Poles found to require boring will have at least one boring in each pole, beginning at (not above) the ground line. Additional borings are made when needed to determine the extent of decay in a pole.
If poles are found to have ground-line decay, they are excavated and inspected 18" below the ground line. The pole is sounded, and if internal decay is suspected, the pole is bored to allow for further analysis.
RAI B.2.11-2 Section A.1.2.3.5 of NUREG 1800 states that it is necessary to confirm that timing of the next scheduled inspection will occur before a loss of structure or component intended functions (Branch Technical Position on Aging Management Program Elements).
Provide a justification for the ten-year inspection interval of the wooden pole.
Request for Additional Information Page 2 of 3
Response
The typical life of a wooden pole, based on industry experience, is 30-40 years. If the pole is inspected and treated with a pesticide, fumigant, or preservative solution as required every ten years, it should last 10 to 15 years longer.
Our experience over several decades has indicated that a ten-year inspection interval is adequate.
The Susquehanna wooden pole was installed in 1994. The first inspection will be scheduled to occur in 2003, and then every ten years thereafter.
RAI B.2.11-3 Section A.1.2.3.6, "Acceptance Criteria," of NUREG 1800 states that the acceptance criteria and its basis should be described (Branch Technical Position on Aging Management Program Elements). Provide a brief description of the acceptance criteria in terms of (1) assessing the severity of the observed degradations and (2) determining whether corrective action is necessary.
Response
An approved wooden pole maintenance contractor experienced in the inspection, treatment, and reinforcement of wooden poles performs the pole inspection. Personnel handling treatment material are licensed pesticide applicators.
The inspector, through a combination of visual, sounding, boring, and excavation activities, determines the condition of the pole. Any parameter inspected, such as shell rot, decay pockets, heart rot, rotten butt, cracked or broken arms or braces, mechanical damage, ground-line decay, split tops, etc, which may limit the life of the pole or which requires immediate attention in the interest of safety, is recorded and reported. If sounding indicates internal decay, or a hollow pole, boring will proceed to determine the extent of the decayed area. Pesticide treatment will occur as required.
Any pole (except poles requiring replacement) found to contain ants or termites is flooded with an effective preservative solution in the cavities where the ants or termites are found.
Any pole determined to have internal decay will receive fumigant treatment.
Each wooden pole that is inspected receives a condition tag. The condition tag describes the pole condition as found by the inspector. The tag also describes if the pole has received treatment such as fumigant treatment, externally or internally treated, or ground-line treated. Based on remaining shell thickness (circumference) and pole loading, poles can be tagged as either requiring reinforcement or replacement.
Request for Additional Information Page 3 of 3 RAI B.2.11-4 The LRA stated that the AMP will be enhanced, but the LRA did not provide sufficient detail to allow the reviewer to assess the adequacy of the activities.
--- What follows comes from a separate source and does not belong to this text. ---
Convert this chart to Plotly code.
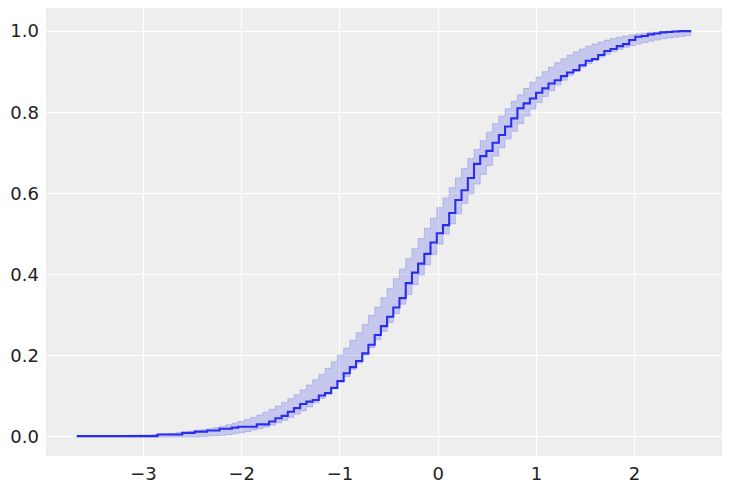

Provide a description of how the Susquehanna Substation Wooden Pole Inspection Activity (SSWPIA) will be enhanced.
Response
PECO, which is a different entity than PBAPS, currently inspects wooden poles in its territory on an approximate ten-year frequency. The enhanced inspection activity will be an activity to instruct PBAPS to arrange for PECO to conduct a pole inspection prior to the end of the ten-year period to ensure the inspection is completed within that ten-year period. This will ensure that the intended function of the Susquehanna wooden pole is maintained during the period of extended operation.
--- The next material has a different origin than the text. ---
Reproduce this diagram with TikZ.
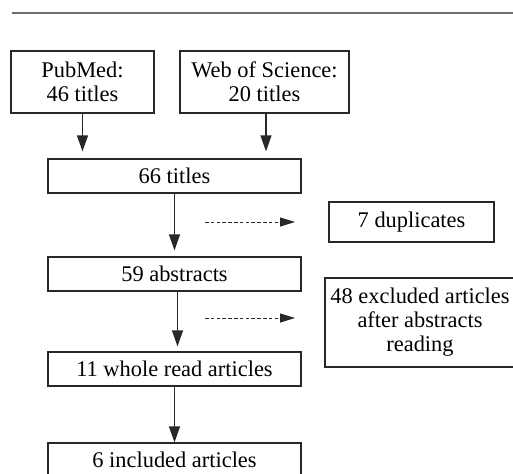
\documentclass[tikz,border=0pt]{standalone}
\usepackage{fontspec}
\setmainfont{Liberation Serif}
\usepackage{xcolor}
\usepackage{tikz}
\usetikzlibrary{arrows.meta}
\definecolor{linegray}{RGB}{40,40,40}
\definecolor{rulegray}{RGB}{110,110,110}

\begin{document}
\begin{tikzpicture}[x=0.5pt, y=-0.5pt, font=\fontsize{11.2}{12}\selectfont,
  box/.style={draw=linegray, line width=0.65pt, rectangle, align=center, inner sep=0pt},
  flow/.style={draw=linegray, line width=0.65pt, -{Triangle[length=8pt,width=5.5pt]}},
  skip/.style={draw=linegray, line width=0.5pt, dash pattern=on 1.8pt off 1.1pt, -{Triangle[length=7.5pt,width=4.5pt]}}]
\useasboundingbox (0,0) rectangle (513,473);

% rule on top
\coordinate (rulel) at (12,13);
\coordinate (ruler) at (513,13);
\draw[rulegray, line width=0.6pt] (rulel) -- (ruler);

\node[box, minimum width=71.5pt, minimum height=31pt] (pubmed) at (82.5,82) {PubMed:\\46 titles};
\node[box, minimum width=84.5pt, minimum height=31pt] (wos) at (264.5,82) {Web of Science:\\20 titles};
\node[box, minimum width=126.5pt, minimum height=17pt] (titles) at (174.5,176) {66 titles};
\node[box, minimum width=82.5pt, minimum height=20pt] (dup) at (411.5,222) {7 duplicates};
\node[box, minimum width=126.5pt, minimum height=17pt] (abstracts) at (174.5,274) {59 abstracts};
\node[box, minimum width=95pt, minimum height=44.5pt] (excluded) at (420,322.5) {48 excluded articles\\after abstracts\\reading};
\node[box, minimum width=126.5pt, minimum height=17pt] (whole) at (174.5,369) {11 whole read articles};
\node[box, minimum width=126.5pt, minimum height=17pt] (included) at (174.5,460) {6 included articles};

\draw[flow, shorten >=3.5pt] (pubmed.south) -- (pubmed.south |- titles.north);
\draw[flow, shorten >=3.5pt] ([xshift=0.75pt]wos.south) -- ([xshift=0.75pt]wos.south |- titles.north);
\draw[flow, shorten >=3pt] (titles.south) -- (abstracts.north);
\draw[flow, shorten >=2.5pt] ([xshift=1.5pt]abstracts.south) -- ([xshift=1.5pt]whole.north);
\draw[flow] (whole.south) -- (included.north);

% dashed side arrows
\coordinate (dupfrom) at (205,222);
\coordinate (dupto) at (295,222);
\coordinate (exfrom) at (205,318);
\coordinate (exto) at (295,318);
\draw[skip] (dupfrom) -- (dupto);
\draw[skip] (exfrom) -- (exto);
\end{tikzpicture}
\end{document}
B.3.1 Torus Piping Inspection Activities RAI B.3.1-1 There is inconsistency between Tables 3.2-2 and 3.2-5 of the LRA and the description of Program Scope in the Torus Piping Inspection Activities AMP. Tables 3.2-2 and 3.2-5 of the LRA show that the AMP is credited to manage the loss of material for the components in the core spray and residual heat removal systems. The "Program Scope," however, does not include these two systems. Why are the torus piping of the core spray and residual heat removal systems not included in the program scope?
Response
The torus piping of the core spray (CS) and residual heat removal (RHR) systems is bounded by the scope of the Torus Piping Inspection Activities but is not in the one-time inspection scope. This is because the internal environment of the piping of the CS and RHR systems above the water line is torus grade water. The internal environment of the Main Steam SRV, HPCI turbine, and RCIC turbine above the water line is wetted gas. It was determined that the piping with wetted gas both internally and externally would be more susceptible to loss of material at the water-gas interface and would therefore bound the other piping in the torus. This potential loss of material at the water-gas interface is due to normal, small torus water level changes that alternately wet and dry the piping. For the CS and RHR piping, this effect only occurs on the outside of the pipe, and for Main Steam SRV, HPCI turbine, and RCIC turbine the effect occurs on both the inside and the outside of the piping. This AMP is credited in the system tables because the results of the one-time inspection will be evaluated for applicability to the CS and RHR piping in the torus as well as the other piping described in the AMP.
Apparent unacceptable indications of corrosion will be evaluated by further engineering analysis for their applicability to CS, RHR, Main Steam SRV, HPCI turbine and RCIC turbine piping and, if warranted, additional inspections will be performed.